Data excerpt:

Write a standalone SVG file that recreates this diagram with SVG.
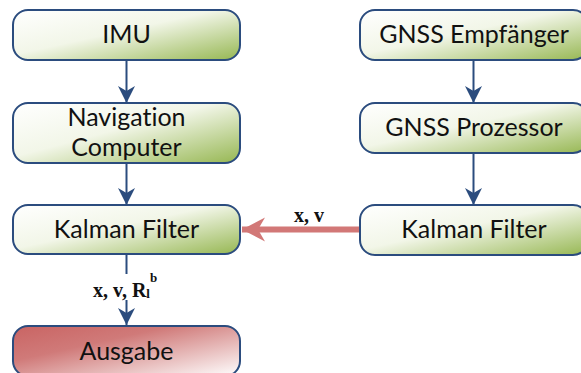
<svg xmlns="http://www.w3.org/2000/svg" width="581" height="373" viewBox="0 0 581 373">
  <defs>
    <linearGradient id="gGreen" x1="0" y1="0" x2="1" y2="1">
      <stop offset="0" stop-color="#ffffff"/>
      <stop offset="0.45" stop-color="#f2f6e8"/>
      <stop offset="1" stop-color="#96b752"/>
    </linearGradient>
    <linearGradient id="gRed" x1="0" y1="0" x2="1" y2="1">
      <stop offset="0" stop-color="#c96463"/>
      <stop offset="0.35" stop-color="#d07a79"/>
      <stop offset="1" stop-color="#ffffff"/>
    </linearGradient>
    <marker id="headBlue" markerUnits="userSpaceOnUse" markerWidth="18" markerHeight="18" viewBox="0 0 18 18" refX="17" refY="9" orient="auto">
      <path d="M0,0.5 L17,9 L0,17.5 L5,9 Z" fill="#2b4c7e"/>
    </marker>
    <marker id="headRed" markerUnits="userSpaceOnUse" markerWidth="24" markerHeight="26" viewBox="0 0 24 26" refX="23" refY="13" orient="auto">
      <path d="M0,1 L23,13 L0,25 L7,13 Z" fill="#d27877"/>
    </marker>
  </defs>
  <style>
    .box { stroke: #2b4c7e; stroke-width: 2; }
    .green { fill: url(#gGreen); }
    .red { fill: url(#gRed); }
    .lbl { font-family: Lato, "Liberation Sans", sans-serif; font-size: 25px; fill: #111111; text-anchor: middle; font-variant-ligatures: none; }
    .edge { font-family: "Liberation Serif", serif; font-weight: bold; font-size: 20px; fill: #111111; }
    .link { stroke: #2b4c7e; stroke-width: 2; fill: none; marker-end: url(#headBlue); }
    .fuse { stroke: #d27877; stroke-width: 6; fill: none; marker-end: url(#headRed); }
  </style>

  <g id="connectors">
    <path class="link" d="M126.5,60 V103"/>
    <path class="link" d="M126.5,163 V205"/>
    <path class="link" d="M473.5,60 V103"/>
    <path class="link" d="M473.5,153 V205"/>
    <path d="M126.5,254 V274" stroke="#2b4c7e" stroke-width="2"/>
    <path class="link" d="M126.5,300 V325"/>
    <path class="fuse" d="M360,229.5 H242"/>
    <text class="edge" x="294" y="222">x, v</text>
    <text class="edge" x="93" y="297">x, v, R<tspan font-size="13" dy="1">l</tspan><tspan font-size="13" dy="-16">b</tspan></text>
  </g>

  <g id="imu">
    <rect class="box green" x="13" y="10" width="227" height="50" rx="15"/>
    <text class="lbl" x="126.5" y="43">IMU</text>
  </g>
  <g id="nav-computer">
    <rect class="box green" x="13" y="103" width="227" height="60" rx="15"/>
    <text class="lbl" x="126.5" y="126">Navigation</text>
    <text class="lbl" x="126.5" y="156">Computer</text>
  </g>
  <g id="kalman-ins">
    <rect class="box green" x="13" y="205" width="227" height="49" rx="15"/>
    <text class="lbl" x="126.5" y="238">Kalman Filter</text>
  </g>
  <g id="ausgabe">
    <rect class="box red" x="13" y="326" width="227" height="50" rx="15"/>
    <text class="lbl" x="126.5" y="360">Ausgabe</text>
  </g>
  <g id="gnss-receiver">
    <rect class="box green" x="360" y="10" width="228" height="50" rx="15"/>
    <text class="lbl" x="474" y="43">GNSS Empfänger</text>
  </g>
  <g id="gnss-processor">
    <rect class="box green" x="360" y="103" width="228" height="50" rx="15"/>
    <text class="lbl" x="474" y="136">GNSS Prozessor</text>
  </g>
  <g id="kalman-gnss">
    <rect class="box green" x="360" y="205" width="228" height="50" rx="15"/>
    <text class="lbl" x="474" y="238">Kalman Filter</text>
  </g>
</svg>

Task statement:
Write out the data precisely as given, excluding the pictures.

Right answer:
Write a standalone SVG file that recreates this diagram with SVG.
<svg xmlns="http://www.w3.org/2000/svg" width="581" height="373" viewBox="0 0 581 373">
  <defs>
    <linearGradient id="gGreen" x1="0" y1="0" x2="1" y2="1">
      <stop offset="0" stop-color="#ffffff"/>
      <stop offset="0.45" stop-color="#f2f6e8"/>
      <stop offset="1" stop-color="#96b752"/>
    </linearGradient>
    <linearGradient id="gRed" x1="0" y1="0" x2="1" y2="1">
      <stop offset="0" stop-color="#c96463"/>
      <stop offset="0.35" stop-color="#d07a79"/>
      <stop offset="1" stop-color="#ffffff"/>
    </linearGradient>
    <marker id="headBlue" markerUnits="userSpaceOnUse" markerWidth="18" markerHeight="18" viewBox="0 0 18 18" refX="17" refY="9" orient="auto">
      <path d="M0,0.5 L17,9 L0,17.5 L5,9 Z" fill="#2b4c7e"/>
    </marker>
    <marker id="headRed" markerUnits="userSpaceOnUse" markerWidth="24" markerHeight="26" viewBox="0 0 24 26" refX="23" refY="13" orient="auto">
      <path d="M0,1 L23,13 L0,25 L7,13 Z" fill="#d27877"/>
    </marker>
  </defs>
  <style>
    .box { stroke: #2b4c7e; stroke-width: 2; }
    .green { fill: url(#gGreen); }
    .red { fill: url(#gRed); }
    .lbl { font-family: Lato, "Liberation Sans", sans-serif; font-size: 25px; fill: #111111; text-anchor: middle; font-variant-ligatures: none; }
    .edge { font-family: "Liberation Serif", serif; font-weight: bold; font-size: 20px; fill: #111111; }
    .link { stroke: #2b4c7e; stroke-width: 2; fill: none; marker-end: url(#headBlue); }
    .fuse { stroke: #d27877; stroke-width: 6; fill: none; marker-end: url(#headRed); }
  </style>

  <g id="connectors">
    <path class="link" d="M126.5,60 V103"/>
    <path class="link" d="M126.5,163 V205"/>
    <path class="link" d="M473.5,60 V103"/>
    <path class="link" d="M473.5,153 V205"/>
    <path d="M126.5,254 V274" stroke="#2b4c7e" stroke-width="2"/>
    <path class="link" d="M126.5,300 V325"/>
    <path class="fuse" d="M360,229.5 H242"/>
    <text class="edge" x="294" y="222">x, v</text>
    <text class="edge" x="93" y="297">x, v, R<tspan font-size="13" dy="1">l</tspan><tspan font-size="13" dy="-16">b</tspan></text>
  </g>

  <g id="imu">
    <rect class="box green" x="13" y="10" width="227" height="50" rx="15"/>
    <text class="lbl" x="126.5" y="43">IMU</text>
  </g>
  <g id="nav-computer">
    <rect class="box green" x="13" y="103" width="227" height="60" rx="15"/>
    <text class="lbl" x="126.5" y="126">Navigation</text>
    <text class="lbl" x="126.5" y="156">Computer</text>
  </g>
  <g id="kalman-ins">
    <rect class="box green" x="13" y="205" width="227" height="49" rx="15"/>
    <text class="lbl" x="126.5" y="238">Kalman Filter</text>
  </g>
  <g id="ausgabe">
    <rect class="box red" x="13" y="326" width="227" height="50" rx="15"/>
    <text class="lbl" x="126.5" y="360">Ausgabe</text>
  </g>
  <g id="gnss-receiver">
    <rect class="box green" x="360" y="10" width="228" height="50" rx="15"/>
    <text class="lbl" x="474" y="43">GNSS Empfänger</text>
  </g>
  <g id="gnss-processor">
    <rect class="box green" x="360" y="103" width="228" height="50" rx="15"/>
    <text class="lbl" x="474" y="136">GNSS Prozessor</text>
  </g>
  <g id="kalman-gnss">
    <rect class="box green" x="360" y="205" width="228" height="50" rx="15"/>
    <text class="lbl" x="474" y="238">Kalman Filter</text>
  </g>
</svg>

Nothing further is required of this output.